I’m in the process of purchasing an old building approximately 100 years old with hot water radiant heat big old cast-iron radiators throughout. It is a storefront/shop With an apartment upstairs. In several rooms at the apartment there are vents cut into the baseboard. When removing one of the vents to check where it went it appears to go off the wall towards the attic with just the lath and plaster as a chase. I don’t know of any reason why it would’ve been installed since it is not connected to any mechanical ventilation means. Has anyone else seen this in old buildings or know why this was done?

Comments

  • Jamie Hall
    Jamie Hall Member Posts: 18,947
    I've seen it, but more often with a small radiator inside the vent. Warm air rises -- and they provide very effective (perhaps too effective for modern standards!) ventilation.
    Br. Jamie, osb
    Building superintendent/caretaker, 7200 sq. ft. historic house museum with dependencies in New England
    Hvac_artisan
  • Steamhead
    Steamhead Member Posts: 15,334
    @Hvac_artisan , I think @Jamie Hall nailed it. I've also seen these vents with small gas burners in them which provided the draft, but obviously not in lath-and-plaster chases!

    Where is this building located?

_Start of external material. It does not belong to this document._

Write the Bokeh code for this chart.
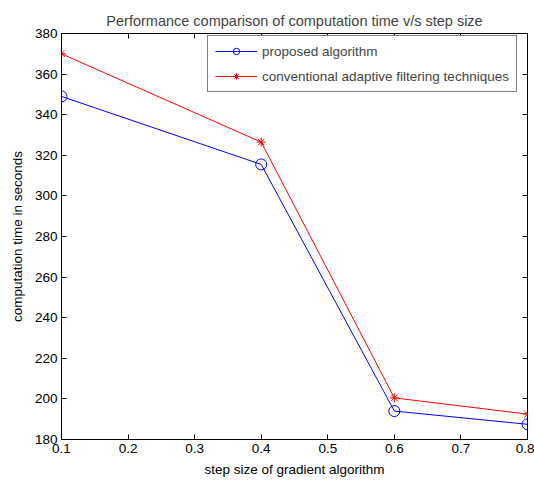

Do you know when it was built?
    All Steamed Up, Inc.
    Towson, MD, USA
    Steam, Vapor & Hot-Water Heating Specialists
    Oil & Gas Burner Service
    Consulting
    Hvac_artisan
  • JUGHNE
    JUGHNE Member Posts: 9,763
    Possibly could be fresh air inlet from the attic.
    If you get into the attic, the top wall plates may be cut away and perhaps boxed up above lath and plaster, screened to avoid critters. (but maybe now plugged to avoid the cold draft).

    While in the attic you might see the expansion tank connected to the heating. Often a small insulated room was built around them to prevent freezing. The overflow may go out the roof or come down to the basement drain system.
    Or the tank was placed in a closet as high as possible.
    Hvac_artisan
  • Hvac_artisan
    Hvac_artisan Member Posts: 20
    @Steamhead The building was built around 1890. It’s located in Delavan Wisconsin. It definitely could be something like that because the building was constructed as a plumbing shop originally. so anything is possible
  • Steamhead
    Steamhead Member Posts: 15,334
    Interesting- I've actually been through Delavan, coming down I-43.

    For an example of some of the things they did in Baltimore around the time your building was built, go here:

    https://forum.heatinghelp.com/discussion/151036/lovely-lane-methodist-church-a-steam-heating-museum

    There were several heating equipment manufacturers in WI back in the day- O-E Steam Specialty Co and Sterling were in Milwaukee, and Trane (which makes A/C gear today) was/is in LaCrosse.

    Post some pics of the system when you get a chance- boiler, some radiators, etc.
    All Steamed Up, Inc.
    Towson, MD, USA
    Steam, Vapor & Hot-Water Heating Specialists
    Oil & Gas Burner Service
    Consulting
  • tomhaeussler
    tomhaeussler Member Posts: 8
    I have seen old gravity systems like bill has described and one of them had the tank and over flow pipe in a very small enclosure in the attic and they had a vent to bring warm air from the house into the enclosure to keep the tank from freezing this was in a very old house in Michigan
  • Bill_Kitsch69
    Bill_Kitsch69 Member Posts: 32
    Likely there are, or were radiator boxes (wood, or metal) at basement ceilings that temper fresh air intakes, ducted off the tops of the boxes to rooms, as you see in your home. This continuous supply of fresh air displaced "bad air" - a nebulous term - as it was believed, in the home. This may be a carryover from a since converted, or replaced steam system. Doubtful it was originally a hot water system, buy maybe. Hot water vs steam heat started really catching on around 1900.. I'd love to see pictures of piping, boiler, and basement ceilings.